Uma das vozes mais respeitadas quanto a estudos sobre racismo, o antropólogo Jacques D’ Adesky está lançando Uma Breve História do Racismo – Intolerância, Genocídio e Crime contra a Humanidade. Dedicando-se há décadas à produção acadêmica sobre esse tema, Jacques fala a VEJA sobre o perverso problema enraizado na sociedade brasileira. Na próxima segunda-feira, 13, ele lança a obra na Livraria da Travessa em Botafogo, no Rio. Confira o bate-papo:
O que o Brasil tem de diferente em relação a outros países quanto ao tema da discriminação racial?
É com o advento recente das políticas de ação afirmativa que se tomou consciência de modo mais amplo da existência de um racismo no país. Nas décadas 1970 e 1980, a questão do racismo e da discriminação era levantada quase somente por lideranças do Movimento Negro com eco limitado na sociedade.
A população brasileira envelhece cada vez mais, ainda que os ganhos com esse envelhecimento sejam sentidos de forma discrepante entre brancos e negros. Como avalia a velhice da população negra (pretos e pardos)?
De acordo com os dados do IBGE, a população negra tem menor expectativa de vida comparada à população branca. Tendo menor poder aquisitivo no que diz respeito à aposentadoria, a maioria da população negra depende quase exclusivamente do serviço de saúde pública que está sobrecarregada na maior dos estados, portanto oferecendo uma prestação de serviço abaixo da qualidade desejada.
Há no país um preconceito chamado de “elitismo classista”, onde se um determinado grupo social se coloca superior a outro. O racismo acaba entranhado nisso, já que os negros têm, historicamente, menos oportunidades. É um dilema que ainda vai perdurar gerações?
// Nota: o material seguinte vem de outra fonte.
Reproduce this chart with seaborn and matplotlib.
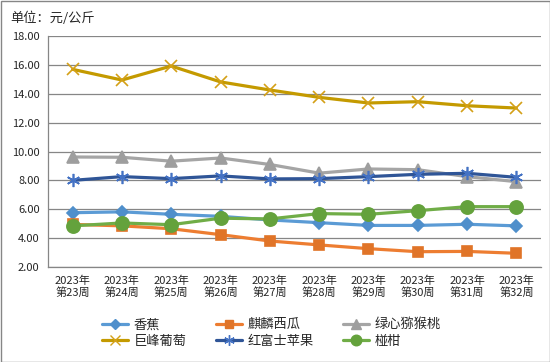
import matplotlib
matplotlib.use("Agg")
import matplotlib.pyplot as plt
import numpy as np
import pandas as pd
import seaborn as sns
from matplotlib.lines import Line2D
from matplotlib.patches import Rectangle

weeks = ["2023年\n第23周", "2023年\n第24周", "2023年\n第25周", "2023年\n第26周", "2023年\n第27周",
         "2023年\n第28周", "2023年\n第29周", "2023年\n第30周", "2023年\n第31周", "2023年\n第32周"]

banana = [5.76, 5.82, 5.65, 5.51, 5.26, 5.07, 4.88, 4.88, 4.96, 4.85]
watermelon = [4.95, 4.85, 4.65, 4.24, 3.80, 3.53, 3.27, 3.06, 3.08, 2.95]
kiwi = [9.62, 9.60, 9.33, 9.55, 9.10, 8.50, 8.79, 8.74, 8.26, 7.91]
grape = [15.69, 14.95, 15.92, 14.82, 14.26, 13.75, 13.36, 13.45, 13.17, 13.01]
apple = [8.00, 8.26, 8.12, 8.31, 8.10, 8.12, 8.26, 8.42, 8.49, 8.21]
orange = [4.85, 5.05, 4.93, 5.38, 5.33, 5.70, 5.65, 5.90, 6.18, 6.18]

series_names = ["香蕉", "麒麟西瓜", "绿心猕猴桃", "巨峰葡萄", "红富士苹果", "椪柑"]
series_values = [banana, watermelon, kiwi, grape, apple, orange]
line_colors = ["#5B9BD5", "#ED7D31", "#A5A5A5", "#C49A00", "#2F5597", "#70AD47"]
marker_colors = ["#4F8FCB", "#E07428", "#9E9E9E", "#D4A017", "#4472C4", "#64A23C"]
markers = ["D", "s", "^", "x", (6, 2, 0), "o"]
marker_sizes = [6.5, 6.5, 8.5, 9, 9.5, 9.5]

sns.set_theme(style="white")
plt.rcParams["font.family"] = ["Noto Sans CJK SC", "DejaVu Sans"]

rows = []
for name, vals in zip(series_names, series_values):
    for i, v in enumerate(vals):
        rows.append({"fruit": name, "pos": i, "price": v})
df = pd.DataFrame(rows)

fig = plt.figure(figsize=(5.5, 3.62), dpi=100)
ax = fig.add_axes([48 / 550, 1 - 267 / 362, 493 / 550, 231 / 362])

for name, lc, mc, mk, ms in zip(series_names, line_colors, marker_colors, markers, marker_sizes):
    sub = df[df["fruit"] == name]
    sns.lineplot(data=sub, x="pos", y="price", ax=ax, color=lc, linewidth=2.3,
                 marker=mk, markersize=ms, markerfacecolor=mc, markeredgecolor=mc,
                 markeredgewidth=1.2, legend=False)

ax.set_xlim(-0.5, 9.5)
ax.set_ylim(2, 18)
ax.set_yticks(np.arange(2, 18.1, 2))
ax.set_yticklabels([f"{v:.2f}" for v in np.arange(2, 18.1, 2)], fontsize=8)
ax.set_xticks(range(len(weeks)))
ax.set_xticklabels(weeks, fontsize=8, linespacing=1.15)
ax.set_xticks(np.arange(-0.5, 9.6, 1), minor=True)
ax.tick_params(axis="x", which="major", length=0, pad=6)
ax.tick_params(axis="x", which="minor", length=5, color="#868686", width=0.8, direction="out")
ax.tick_params(axis="y", length=4, color="#868686", width=0.8, direction="out", pad=2)
ax.set_xlabel("")
ax.set_ylabel("")
ax.yaxis.grid(True, color="#868686", linewidth=0.9)
ax.set_axisbelow(True)
for side in ["top", "right"]:
    ax.spines[side].set_visible(False)
for side in ["left", "bottom"]:
    ax.spines[side].set_color("#868686")
    ax.spines[side].set_linewidth(0.9)

fig.text(10 / 550, 1 - 18 / 362, "单位：元/公斤", fontsize=9.5, va="center", ha="left")

handles = [Line2D([0], [0], color=lc, linewidth=2.3, marker=mk, markersize=ms * 0.8,
                  markerfacecolor=mc, markeredgecolor=mc)
           for lc, mc, mk, ms in zip(line_colors, marker_colors, markers, marker_sizes)]
# legend fills column by column; reorder so rows read like the reference
order = [0, 3, 1, 4, 2, 5]
fig.legend([handles[i] for i in order], [series_names[i] for i in order], loc="center left",
           bbox_to_anchor=(90 / 550, 1 - 333 / 362), ncol=3,
           frameon=False, fontsize=9.5, handlelength=2.0, columnspacing=2.2, handletextpad=0.4,
           labelspacing=0.25)

fig.patches.append(Rectangle((0.5 / 550, 0.5 / 362), 1 - 1 / 550, 1 - 1 / 362, transform=fig.transFigure,
                             fill=False, edgecolor="#868686", linewidth=1))

fig.savefig("out.png", dpi=100)
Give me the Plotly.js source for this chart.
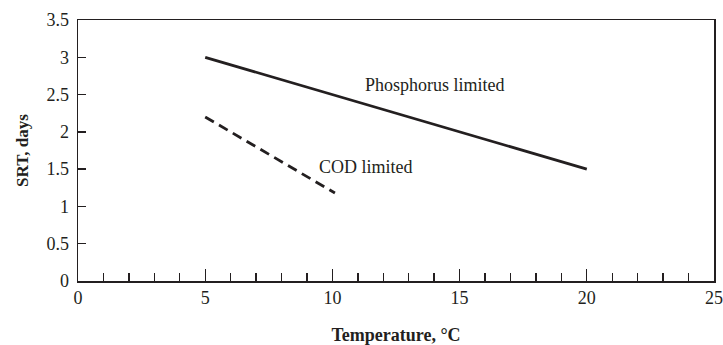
<!DOCTYPE html>
<html>
<head>
<meta charset="utf-8">
<script src="https://cdn.plot.ly/plotly-3.0.1.min.js"></script>
<style>html,body{margin:0;padding:0;background:#fff;}#chart{width:723px;height:345px;}</style>
</head>
<body>
<div id="chart"></div>
<script>
var phosphorusTemp = [5, 20];
var phosphorusSRT = [3.0, 1.5];
var codTemp = [5, 10.1];
var codSRT = [2.2, 1.18];
var xTickVals = [0, 5, 10, 15, 20, 25];
var xTickText = ['0', '5', '10', '15', '20', '25'];
var yTickVals = [0, 0.5, 1, 1.5, 2, 2.5, 3, 3.5];
var yTickText = ['0', '0.5', '1', '1.5', '2', '2.5', '3', '3.5'];
var labelText = ['Phosphorus limited', 'COD limited'];
var labelX = [14.05, 11.34];
var labelY = [2.63, 1.53];

var ink = '#231f20';
var fontFam = '"Liberation Serif", "Times New Roman", serif';

var data = [
  {x: phosphorusTemp, y: phosphorusSRT, mode: 'lines', type: 'scatter',
   line: {color: ink, width: 2.8}, hoverinfo: 'skip'},
  {x: codTemp, y: codSRT, mode: 'lines', type: 'scatter',
   line: {color: ink, width: 2.8, dash: '10px,6px'}, hoverinfo: 'skip'}
];

var annotations = labelText.map(function(t, i) {
  return {x: labelX[i], y: labelY[i], xref: 'x', yref: 'y', text: t,
          showarrow: false, font: {family: fontFam, size: 18, color: ink}};
});

var layout = {
  width: 723, height: 345,
  margin: {l: 78, r: 9, t: 20, b: 64},
  paper_bgcolor: '#fff', plot_bgcolor: '#fff',
  showlegend: false,
  font: {family: fontFam, size: 18, color: ink},
  xaxis: {
    range: [0, 25], tickvals: xTickVals, ticktext: xTickText,
    ticks: 'inside', ticklen: 12, tickwidth: 1.4, tickcolor: ink,
    minor: {dtick: 1, tick0: 0, ticks: 'inside', ticklen: 8, tickwidth: 1.4, tickcolor: ink, showgrid: false},
    showline: true, linecolor: ink, linewidth: 1.5, mirror: true,
    showgrid: false, zeroline: false,
    tickfont: {family: fontFam, size: 18, color: ink},
    title: {text: '<b>Temperature, °C</b>', font: {family: fontFam, size: 18, color: ink}, standoff: 31}
  },
  yaxis: {
    range: [0, 3.5], tickvals: yTickVals, ticktext: yTickText,
    ticks: 'inside', ticklen: 8, tickwidth: 1.4, tickcolor: ink,
    showline: true, linecolor: ink, linewidth: 1.5, mirror: true,
    showgrid: false, zeroline: false, ticklabelstandoff: 4,
    tickfont: {family: fontFam, size: 18, color: ink},
    title: {text: '<b>SRT, days</b>', font: {family: fontFam, size: 17, color: ink}, standoff: 13}
  },
  annotations: annotations
};

Plotly.newPlot('chart', data, layout, {staticPlot: true, displayModeBar: false});
</script>
</body>
</html>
A política de ação afirmativa implementada no início do século XXI tem precisamente o objetivo de expandir a classe média negra, fortalecê-la, consolidá-la e produzir uma elite múltipla que possa atuar não somente no esporte ou na música, mas no campo econômico e no cenário político do país. Recentemente, fiquei muito admirado em ser atendido na Fiocruz por estagiários negros de medicina que atuavam no setor das doenças epidêmica e tropicais. É imprescindível para as populações negras das periferias e dos subúrbios poderem se espelhar diante de engenheiros, economistas ou advogados negros.
Em recente levantamento de VEJA, somavam-se 124 personagens nas novelas da TV Globo no ar, sendo apenas 17 atores negros, o que corresponde a menos de 14% do total. A TV ainda é “embranquecida”?
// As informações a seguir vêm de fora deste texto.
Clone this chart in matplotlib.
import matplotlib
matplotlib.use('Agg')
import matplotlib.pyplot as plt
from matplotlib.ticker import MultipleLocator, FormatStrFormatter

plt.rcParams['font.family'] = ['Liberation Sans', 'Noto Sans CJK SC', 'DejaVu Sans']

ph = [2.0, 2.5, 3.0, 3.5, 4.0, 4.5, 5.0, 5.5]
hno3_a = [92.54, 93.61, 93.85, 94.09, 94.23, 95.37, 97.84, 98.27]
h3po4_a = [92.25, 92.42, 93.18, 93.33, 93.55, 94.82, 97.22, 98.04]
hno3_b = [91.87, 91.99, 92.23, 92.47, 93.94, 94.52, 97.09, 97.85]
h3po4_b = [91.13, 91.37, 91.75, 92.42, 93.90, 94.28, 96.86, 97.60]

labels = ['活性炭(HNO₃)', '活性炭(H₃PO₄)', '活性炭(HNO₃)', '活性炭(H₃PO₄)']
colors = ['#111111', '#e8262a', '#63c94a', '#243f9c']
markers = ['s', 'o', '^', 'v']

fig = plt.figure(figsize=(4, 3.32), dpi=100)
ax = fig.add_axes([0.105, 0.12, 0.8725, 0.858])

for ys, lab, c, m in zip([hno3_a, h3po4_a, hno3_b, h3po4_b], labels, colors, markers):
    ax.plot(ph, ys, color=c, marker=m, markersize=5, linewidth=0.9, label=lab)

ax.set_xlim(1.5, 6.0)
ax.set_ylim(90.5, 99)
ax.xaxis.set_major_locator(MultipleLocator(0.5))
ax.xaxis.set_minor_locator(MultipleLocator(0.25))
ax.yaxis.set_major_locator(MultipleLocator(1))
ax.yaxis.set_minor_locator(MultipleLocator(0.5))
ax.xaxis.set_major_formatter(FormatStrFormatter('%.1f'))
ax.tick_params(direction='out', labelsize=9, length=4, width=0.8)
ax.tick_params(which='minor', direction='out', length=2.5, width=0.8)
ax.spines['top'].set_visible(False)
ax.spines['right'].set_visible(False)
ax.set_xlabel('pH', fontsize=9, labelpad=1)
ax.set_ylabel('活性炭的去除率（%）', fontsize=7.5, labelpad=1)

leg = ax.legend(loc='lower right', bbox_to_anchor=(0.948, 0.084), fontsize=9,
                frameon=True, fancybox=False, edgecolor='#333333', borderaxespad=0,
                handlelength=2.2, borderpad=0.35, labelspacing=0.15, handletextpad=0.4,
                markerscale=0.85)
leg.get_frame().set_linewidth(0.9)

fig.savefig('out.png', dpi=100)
Houve sem dúvida melhora da presença de atores e atrizes negros nas telenovelas e no cinema brasileiro comparado à situação de décadas atrás, quando podia se contabilizar os artistas nos dedos de uma mão. Podemos facilmente nos relembrar de Grande Otelo, Ruth de Souza, Milton Gonçalves, Zezé Motta e Chica Xavier. Nos dias atuais, a lista é maior. Quem sabe, se a televisão e o cinema brasileiro poderão em breve lançar estrelas afro-brasileiras no cenário internacional, como já ocorreu mediante os cantores da MPB como Djavan, Gilberto Gil, Jorge Benjor e Milton Nascimento?
Qual é a melhor forma de se combater a discriminação racial no Brasil?
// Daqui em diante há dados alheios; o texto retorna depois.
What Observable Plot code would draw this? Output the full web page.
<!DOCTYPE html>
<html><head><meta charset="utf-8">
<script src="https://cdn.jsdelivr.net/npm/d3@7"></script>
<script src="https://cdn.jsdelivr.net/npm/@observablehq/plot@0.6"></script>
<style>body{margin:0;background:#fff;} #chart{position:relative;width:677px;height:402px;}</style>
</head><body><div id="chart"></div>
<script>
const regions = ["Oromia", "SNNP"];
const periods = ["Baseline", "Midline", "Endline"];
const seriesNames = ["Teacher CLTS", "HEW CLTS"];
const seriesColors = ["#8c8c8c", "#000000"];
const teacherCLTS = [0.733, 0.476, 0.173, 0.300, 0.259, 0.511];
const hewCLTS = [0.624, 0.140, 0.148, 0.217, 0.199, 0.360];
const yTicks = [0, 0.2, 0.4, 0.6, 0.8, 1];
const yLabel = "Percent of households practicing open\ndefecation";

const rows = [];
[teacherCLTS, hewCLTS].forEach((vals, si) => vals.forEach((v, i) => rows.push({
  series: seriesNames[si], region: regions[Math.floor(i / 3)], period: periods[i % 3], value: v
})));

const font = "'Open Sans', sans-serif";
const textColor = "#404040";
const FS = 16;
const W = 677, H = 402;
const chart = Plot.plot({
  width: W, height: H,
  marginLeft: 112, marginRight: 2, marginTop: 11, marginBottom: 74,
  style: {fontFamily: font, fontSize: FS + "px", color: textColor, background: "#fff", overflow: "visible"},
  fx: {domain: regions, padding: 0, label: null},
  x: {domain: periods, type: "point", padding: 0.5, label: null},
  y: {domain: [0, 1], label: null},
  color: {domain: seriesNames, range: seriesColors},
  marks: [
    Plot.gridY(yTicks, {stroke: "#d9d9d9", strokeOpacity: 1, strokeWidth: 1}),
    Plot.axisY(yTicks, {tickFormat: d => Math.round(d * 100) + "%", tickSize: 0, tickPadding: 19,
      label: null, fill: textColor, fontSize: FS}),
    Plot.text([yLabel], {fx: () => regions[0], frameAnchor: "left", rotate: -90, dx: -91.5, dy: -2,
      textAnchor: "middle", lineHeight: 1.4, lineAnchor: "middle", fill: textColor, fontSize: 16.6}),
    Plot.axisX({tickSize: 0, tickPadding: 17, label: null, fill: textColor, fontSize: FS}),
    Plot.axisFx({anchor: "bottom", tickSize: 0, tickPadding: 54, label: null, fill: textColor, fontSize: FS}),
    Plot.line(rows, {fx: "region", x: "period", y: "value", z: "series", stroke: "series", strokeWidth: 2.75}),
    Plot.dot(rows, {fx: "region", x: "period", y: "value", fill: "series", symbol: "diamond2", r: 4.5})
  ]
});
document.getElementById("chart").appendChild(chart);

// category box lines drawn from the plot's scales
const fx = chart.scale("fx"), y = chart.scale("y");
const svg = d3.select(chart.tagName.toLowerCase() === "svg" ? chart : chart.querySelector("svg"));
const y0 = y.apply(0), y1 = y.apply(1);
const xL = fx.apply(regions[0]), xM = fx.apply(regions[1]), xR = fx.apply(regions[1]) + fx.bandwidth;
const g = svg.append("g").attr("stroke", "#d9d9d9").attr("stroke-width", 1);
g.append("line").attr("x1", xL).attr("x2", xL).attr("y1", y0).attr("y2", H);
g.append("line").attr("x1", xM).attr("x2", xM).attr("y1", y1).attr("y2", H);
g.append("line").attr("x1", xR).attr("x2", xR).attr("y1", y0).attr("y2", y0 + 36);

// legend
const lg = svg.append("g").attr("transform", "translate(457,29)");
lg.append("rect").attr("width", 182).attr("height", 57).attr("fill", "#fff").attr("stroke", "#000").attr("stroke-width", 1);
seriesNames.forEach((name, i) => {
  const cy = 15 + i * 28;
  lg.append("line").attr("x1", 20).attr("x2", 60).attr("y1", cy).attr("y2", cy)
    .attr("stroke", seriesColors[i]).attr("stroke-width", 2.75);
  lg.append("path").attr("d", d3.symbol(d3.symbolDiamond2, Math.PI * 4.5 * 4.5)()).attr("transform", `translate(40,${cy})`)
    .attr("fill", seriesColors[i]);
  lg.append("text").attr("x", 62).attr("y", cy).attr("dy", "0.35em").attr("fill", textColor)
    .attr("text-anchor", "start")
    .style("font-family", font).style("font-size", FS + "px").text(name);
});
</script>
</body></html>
Isso se faz com maior investimento na educação escolar de qualidade. É de fundamental importância o reconhecimento do aporte histórico à formação cultural e construção da riqueza do Brasil com base no trabalho de africanos escravizados antes e durante o período colonial.
Há um retrocesso vigente no país atualmente?
Nesses últimos anos, constata-se uma falta de motivação na condução adequada de uma verdadeira política de promoção da cultura afro-brasileira ao levar em conta o desempenho frágil da Fundação Cultural Palmares, fundada pelo (então) presidente José Sarney (em 1988).